One of the predominant issues with Bangladesh's banking sector is its penchant for handing out bad loans, which not only keeps the entire sector as the veritable bad apple that it has been for ages but also hurts our overall economy in the long run.
The International Monetary Fund recently cautioned that the inordinate amount of non-performing loans have the potential to trigger grave risks to our national banking infrastructure and advised the government to set up tighter restrictions to curb this malpractice going forward. Needless to say, this is an advise that the administration and our financial institutions should absolutely not sleep on.
According to the IMF's assessment, the volume of bad loans stands to increase to Tk30,000 crore if the rescheduled credits count as non-performing loans. This is not a figure that we wish to reach, let alone cross. The fact that bad loans have been increasing ever higher can be chalked up to corruption, nepotism, favouritism, and political might -- factors which have continued to wreak absolute havoc when it comes to borrowing pushing the entire sector to the absolute edges of collapse.
To that end, few banks are as culpable as our state-owned banks. These banks have lent aggressively beyond their deposit amounts, thus overshooting the advance-to-deposit ratio that is to be maintained by all banks.

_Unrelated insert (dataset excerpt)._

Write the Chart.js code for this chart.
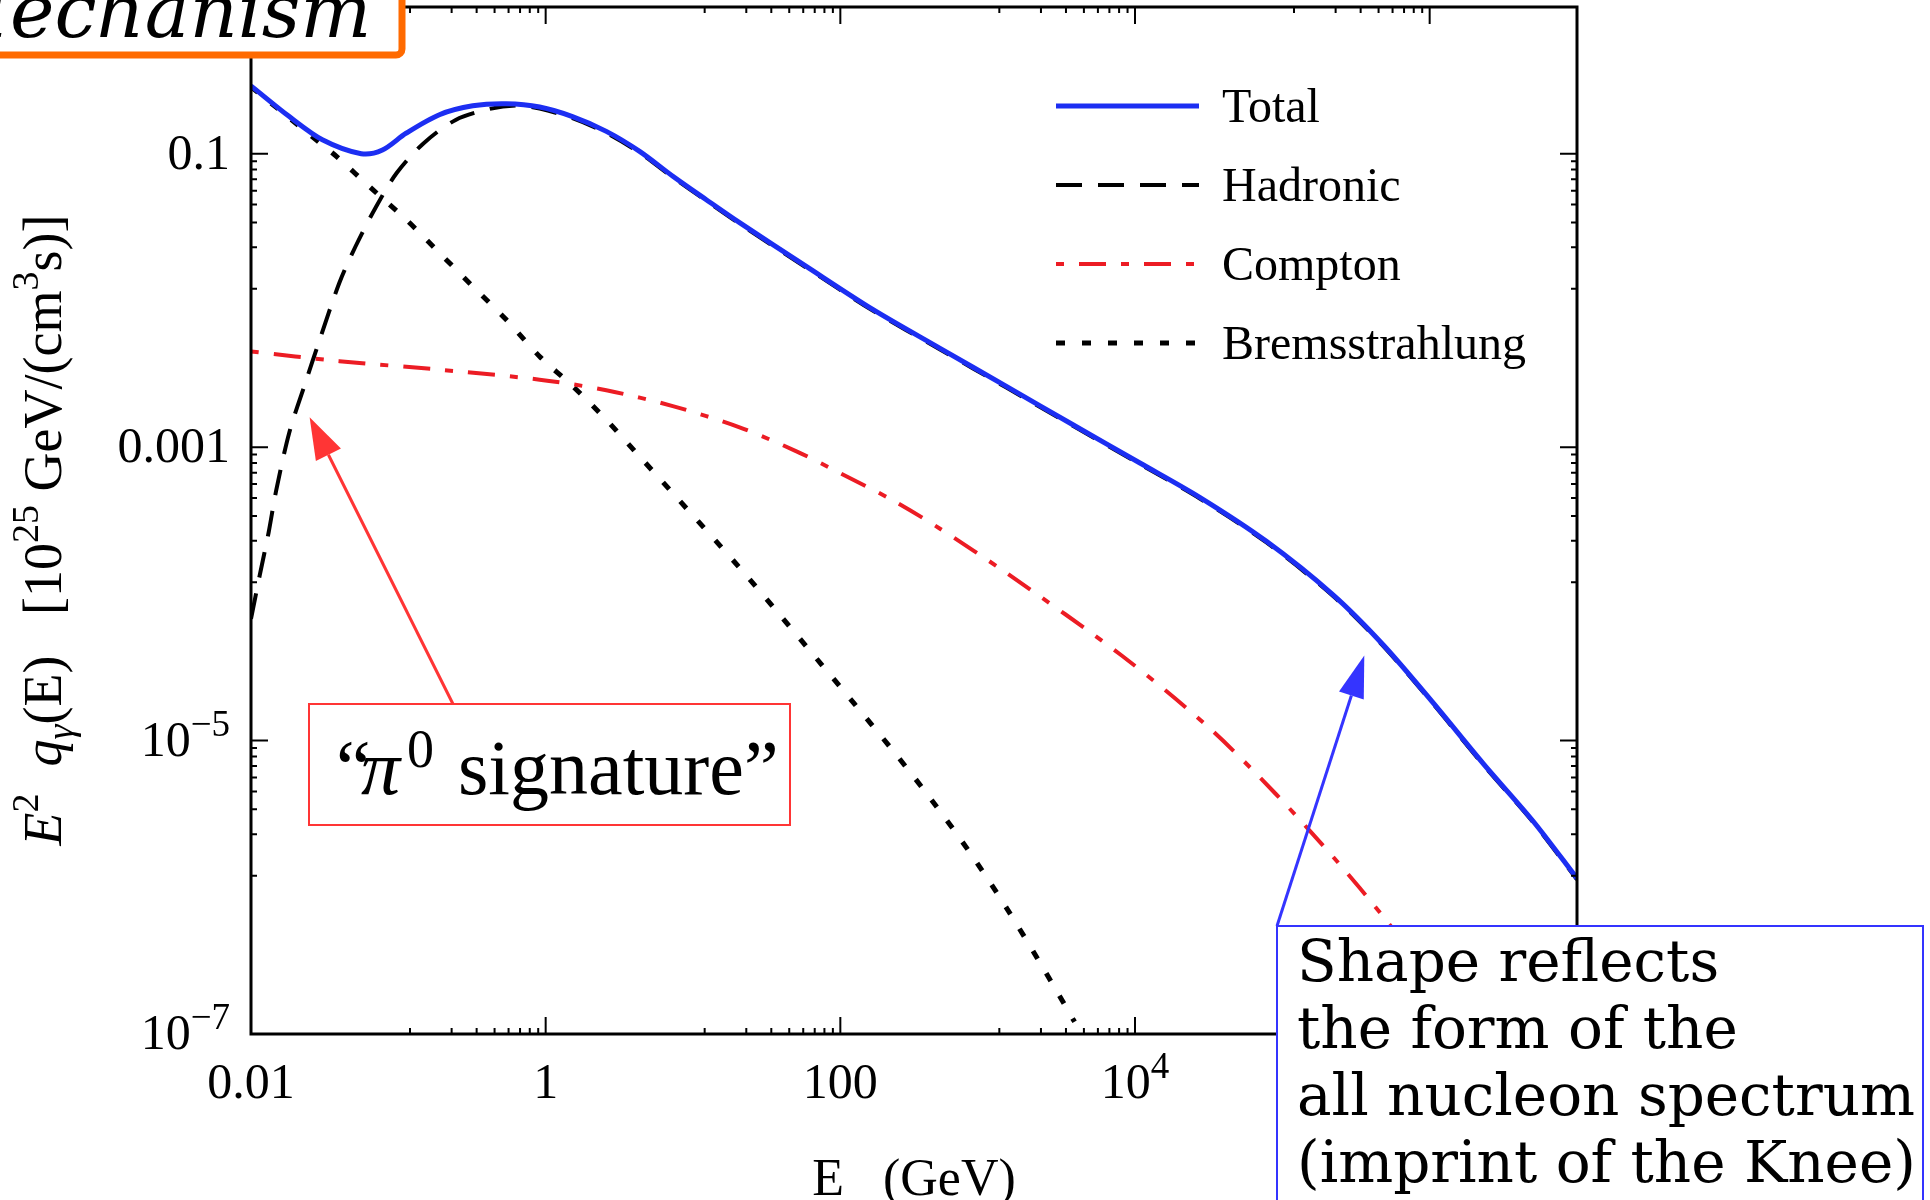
<!DOCTYPE html>
<html>
<head>
<meta charset="utf-8">
<title>Gamma-ray emissivity</title>
<script src="https://cdn.jsdelivr.net/npm/chart.js@4.4.1/dist/chart.umd.min.js"></script>
<style>
  html, body { margin: 0; padding: 0; background: #fff; }
  #wrap { width: 1930px; height: 1200px; }
</style>
</head>
<body>
<div id="wrap"><canvas id="spectrum" width="1930" height="1200"></canvas></div>
<script>
// photon energy E (GeV) and E^2 q(E) in 1e25 GeV/(cm^3 s)
const totalE = [0.01, 0.0182, 0.0305, 0.056, 0.078, 0.113, 0.19, 0.32, 0.54, 0.91, 1.52, 2.58, 4.34, 7.3, 12.3, 20.7,
  58.7, 167, 472, 1340, 3790, 10800, 27500, 78000, 221000, 483000, 1.05e6, 2.31e6, 5.04e6, 1e7];
const totalQ = [0.290, 0.179, 0.1245, 0.100, 0.106, 0.138, 0.1845, 0.212, 0.219, 0.208, 0.179, 0.142, 0.1038, 0.0702, 0.0486, 0.0339,
  0.01706, 0.00865, 0.00473, 0.002594, 0.001422, 7.80e-4, 4.55e-4, 2.28e-4, 9.84e-5, 4.50e-5, 1.82e-5, 6.97e-6, 2.82e-6, 1.15e-6];

const hadronicE = [0.01, 0.01148, 0.01318, 0.01479, 0.0182, 0.0234, 0.0292, 0.0398, 0.0513, 0.0708, 0.0977, 0.148, 0.245, 0.417, 0.631, 0.91,
  1.52, 2.58, 4.34, 7.3, 12.3, 20.7, 58.7, 167, 472, 1340, 3790, 10800, 27500, 78000, 221000, 483000, 1.05e6, 2.31e6, 5.04e6, 1e7];
const hadronicQ = [6.76e-5, 1.35e-4, 2.63e-4, 5.01e-4, 1.26e-3, 2.75e-3, 5.37e-3, 0.0132, 0.0234, 0.0437, 0.0741, 0.1175, 0.170, 0.202, 0.213, 0.203,
  0.1746, 0.1387, 0.1016, 0.0689, 0.0478, 0.0333, 0.01675, 0.00849, 0.00465, 0.002547, 0.001396, 7.66e-4, 4.47e-4, 2.24e-4, 9.66e-5, 4.42e-5, 1.79e-5, 6.84e-6, 2.77e-6, 1.13e-6];

const comptonE = [0.01, 0.0398, 0.1905, 0.91, 2.58, 7.29, 20.7, 50.8, 98.9, 227, 472, 1365, 8200, 32100, 90000, 234000, 471000, 890000];
const comptonQ = [4.49e-3, 3.855e-3, 3.373e-3, 2.884e-3, 2.443e-3, 1.905e-3, 1.365e-3, 9.33e-4, 6.68e-4, 4.34e-4, 2.79e-4, 1.371e-4,
  3.77e-5, 1.213e-5, 4.34e-6, 1.51e-6, 6.53e-7, 2.85e-7];

const bremsE = [0.01, 0.01824, 0.0305, 0.038, 0.0671, 0.1132, 0.1905, 0.3206, 0.541, 0.91, 1.531, 2.576, 4.335, 7.29,
  20.9, 37.9, 68.5, 124.7, 227, 413, 750, 1365, 2483, 3890];
const bremsQ = [0.2858, 0.175, 0.1148, 0.0959, 0.0569, 0.0355, 0.02104, 0.01245, 0.00738, 0.00415, 0.002594, 0.001538, 8.65e-4, 4.86e-4,
  1.493e-4, 7.41e-5, 3.65e-5, 1.778e-5, 8.57e-6, 3.98e-6, 1.75e-6, 7.05e-7, 2.62e-7, 1.21e-7];

// axis ticks ("^" marks a superscript)
const xMajor = [0.01, 1, 100, 1e4, 1e6];
const xTickLabels = ['0.01', '1', '100', '10^4', '10^6'];
const yMajor = [1e-7, 1e-5, 1e-3, 0.1];
const yTickLabels = ['10^\u22127', '10^\u22125', '0.001', '0.1'];

// where the two callout arrows point (E, value)
const pionTip = [0.025, 1.6e-3];
const kneeTip = [3.6e5, 3.8e-5];

const serif = '"Liberation Serif", "Times New Roman", serif';
const dejavu = '"DejaVu Serif", serif';

const pairs = (xs, ys) => xs.map((v, i) => ({ x: v, y: ys[i] }));

// minor ticks sit at equal linear steps between two majors
function minorTicks(majors, max) {
  const out = [];
  majors.forEach(a => {
    const b = a * 100;
    for (let k = 1; k <= 8; k++) {
      const v = a + k * (b - a) / 9;
      if (v < max) out.push(v);
    }
  });
  return out;
}

// draws a run of text pieces; s = size factor, r = rise (in em), i = italic
function drawRich(ctx, parts, x, y, size, family, align) {
  const font = p => (p.i ? 'italic ' : '') + Math.round(size * (p.s || 1)) + 'px ' + family;
  let w = 0;
  parts.forEach(p => { ctx.font = font(p); w += ctx.measureText(p.t).width; });
  let cx = align === 'center' ? x - w / 2 : align === 'right' ? x - w : x;
  ctx.textAlign = 'left';
  ctx.textBaseline = 'alphabetic';
  parts.forEach(p => {
    ctx.font = font(p);
    ctx.fillText(p.t, cx, y - (p.r || 0) * size);
    cx += ctx.measureText(p.t).width;
  });
}

function tickParts(str) {
  const [base, sup] = str.split('^');
  const parts = [{ t: base }];
  if (sup) parts.push({ t: sup, s: 0.74, r: 0.4 });
  return parts;
}

function arrow(ctx, x0, y0, x1, y1, color, head, half) {
  const dx = x1 - x0, dy = y1 - y0, len = Math.hypot(dx, dy);
  const ux = dx / len, uy = dy / len;
  const bx = x1 - ux * head, by = y1 - uy * head;
  ctx.strokeStyle = color;
  ctx.fillStyle = color;
  ctx.lineWidth = 3;
  ctx.beginPath();
  ctx.moveTo(x0, y0);
  ctx.lineTo(bx, by);
  ctx.stroke();
  ctx.beginPath();
  ctx.moveTo(x1, y1);
  ctx.lineTo(bx - uy * half, by + ux * half);
  ctx.lineTo(bx + uy * half, by - ux * half);
  ctx.closePath();
  ctx.fill();
}

// boxed frame with inward ticks on all four sides, labels and axis titles
const axesFrame = {
  id: 'axesFrame',
  afterDraw(chart) {
    const { ctx, chartArea: a, scales: { x, y } } = chart;
    ctx.save();
    ctx.strokeStyle = '#000';
    ctx.lineWidth = 3;
    ctx.strokeRect(a.left, a.top, a.right - a.left, a.bottom - a.top);

    ctx.lineWidth = 2;
    ctx.beginPath();
    const tickX = (v, len) => {
      const p = x.getPixelForValue(v);
      ctx.moveTo(p, a.bottom); ctx.lineTo(p, a.bottom - len);
      ctx.moveTo(p, a.top); ctx.lineTo(p, a.top + len);
    };
    const tickY = (v, len) => {
      const p = y.getPixelForValue(v);
      ctx.moveTo(a.left, p); ctx.lineTo(a.left + len, p);
      ctx.moveTo(a.right, p); ctx.lineTo(a.right - len, p);
    };
    xMajor.forEach(v => tickX(v, 17));
    minorTicks(xMajor, 1e7).forEach(v => tickX(v, 6));
    yMajor.forEach(v => tickY(v, 17));
    minorTicks(yMajor, 1).forEach(v => tickY(v, 6));
    ctx.stroke();

    ctx.fillStyle = '#000';
    xMajor.forEach((v, i) => {
      drawRich(ctx, tickParts(xTickLabels[i]), x.getPixelForValue(v), a.bottom + 64, 50, serif, 'center');
    });
    yMajor.forEach((v, i) => {
      drawRich(ctx, tickParts(yTickLabels[i]), a.left - 21, y.getPixelForValue(v) + 15, 50, serif, 'right');
    });

    drawRich(ctx, [{ t: 'E   (GeV)' }], (a.left + a.right) / 2, a.bottom + 161, 52, serif, 'center');

    ctx.save();
    ctx.translate(61, 530);
    ctx.rotate(-Math.PI / 2);
    drawRich(ctx, [
      { t: 'E', i: true }, { t: '2', s: 0.7, r: 0.42 }, { t: '  ' },
      { t: 'q', i: true }, { t: '\u03b3', i: true, s: 0.7, r: -0.22 }, { t: '(E)' },
      { t: '   [10' }, { t: '25', s: 0.7, r: 0.42 }, { t: ' GeV/(cm' }, { t: '3', s: 0.7, r: 0.42 }, { t: 's)]' }
    ], 0, 0, 54, serif, 'center');
    ctx.restore();
    ctx.restore();
  }
};

// legend, title tab and the two callouts
const overlays = {
  id: 'overlays',
  afterDraw(chart) {
    const { ctx, chartArea: a, scales: { x, y } } = chart;
    ctx.save();

    chart.data.datasets.forEach((ds, i) => {
      const ly = a.top + 99 + i * 79;
      ctx.strokeStyle = ds.borderColor;
      ctx.lineWidth = ds.borderWidth;
      ctx.setLineDash(ds.borderDash || []);
      ctx.lineDashOffset = ds.borderDashOffset || 0;
      ctx.beginPath();
      ctx.moveTo(a.right - 521, ly);
      ctx.lineTo(a.right - 378, ly);
      ctx.stroke();
      ctx.setLineDash([]);
      ctx.fillStyle = '#000';
      drawRich(ctx, [{ t: ds.label }], a.right - 355, ly + 16, 48, serif, 'left');
    });

    // title tab running off the top-left corner
    ctx.fillStyle = '#fff';
    ctx.strokeStyle = '#ff6a00';
    ctx.lineWidth = 7;
    ctx.beginPath();
    ctx.roundRect(-30, -30, 432, 85, 6);
    ctx.fill();
    ctx.stroke();
    ctx.fillStyle = '#000';
    ctx.font = 'italic 75px ' + dejavu;
    ctx.textAlign = 'left';
    ctx.textBaseline = 'alphabetic';
    ctx.fillText('Mechanism', 10 - ctx.measureText('M').width, 37);

    // pi0 callout
    const red = '#ff3535';
    arrow(ctx, 453, 704, x.getPixelForValue(pionTip[0]), y.getPixelForValue(pionTip[1]), red, 42, 14);
    ctx.fillStyle = '#fff';
    ctx.fillRect(309, 704, 481, 121);
    ctx.strokeStyle = red;
    ctx.lineWidth = 2;
    ctx.strokeRect(309, 704, 481, 121);
    ctx.fillStyle = '#000';
    ctx.font = '78px ' + serif;
    ctx.fillText('\u201c', 336, 794);
    ctx.font = 'italic 78px ' + serif;
    ctx.fillText('\u03c0', 361, 794);
    ctx.font = '54px ' + serif;
    ctx.fillText('0', 407, 767);
    ctx.font = '78px ' + serif;
    ctx.fillText('signature\u201d', 458, 794);

    // knee callout
    const blue = '#3434ff';
    arrow(ctx, 1277, 926, x.getPixelForValue(kneeTip[0]), y.getPixelForValue(kneeTip[1]), blue, 42, 13);
    ctx.fillStyle = '#fff';
    ctx.fillRect(1277, 926, 646, 300);
    ctx.strokeStyle = blue;
    ctx.lineWidth = 2;
    ctx.strokeRect(1277, 926, 646, 300);
    ctx.fillStyle = '#000';
    ctx.font = '58px ' + dejavu;
    ['Shape reflects', 'the form of the', 'all nucleon spectrum', '(imprint of the Knee)']
      .forEach((line, i) => ctx.fillText(line, 1297, 981 + i * 67));

    ctx.restore();
  }
};

new Chart(document.getElementById('spectrum'), {
  type: 'scatter',
  data: {
    datasets: [
      { label: 'Total', data: pairs(totalE, totalQ), showLine: true,
        borderColor: '#1c2ef2', borderWidth: 5 },
      { label: 'Hadronic', data: pairs(hadronicE, hadronicQ), showLine: true,
        borderColor: '#000', borderWidth: 4, borderDash: [26, 16] },
      { label: 'Compton', data: pairs(comptonE, comptonQ), showLine: true,
        borderColor: '#ec1c24', borderWidth: 4, borderDash: [27, 15, 8, 15], borderDashOffset: 42 },
      { label: 'Bremsstrahlung', data: pairs(bremsE, bremsQ), showLine: true,
        borderColor: '#000', borderWidth: 5, borderDash: [9, 17] }
    ]
  },
  options: {
    responsive: false,
    animation: false,
    devicePixelRatio: 1,
    events: [],
    layout: { padding: { left: 251, top: 7, right: 353, bottom: 166 } },
    elements: {
      point: { radius: 0 },
      line: { tension: 0.3, borderCapStyle: 'butt', fill: false }
    },
    scales: {
      x: { type: 'logarithmic', min: 0.01, max: 1e7, display: false },
      y: { type: 'logarithmic', min: 1e-7, max: 1, display: false }
    },
    plugins: { legend: { display: false }, tooltip: { enabled: false } }
  },
  plugins: [axesFrame, overlays]
});
</script>
</body>
</html>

Letting ill-intentioned financial institutions get away with their ceaseless malpractice makes absolutely no sense for a nation with lofty economic ambitions. The authorities concerned must throw the book at these institutions if it wants our banking sector to have any fighting chance of recovering from its current state.
Our banking sector needs to start punishing bad borrowers and incentivizing the good ones if it wishes to avoid wrecking itself.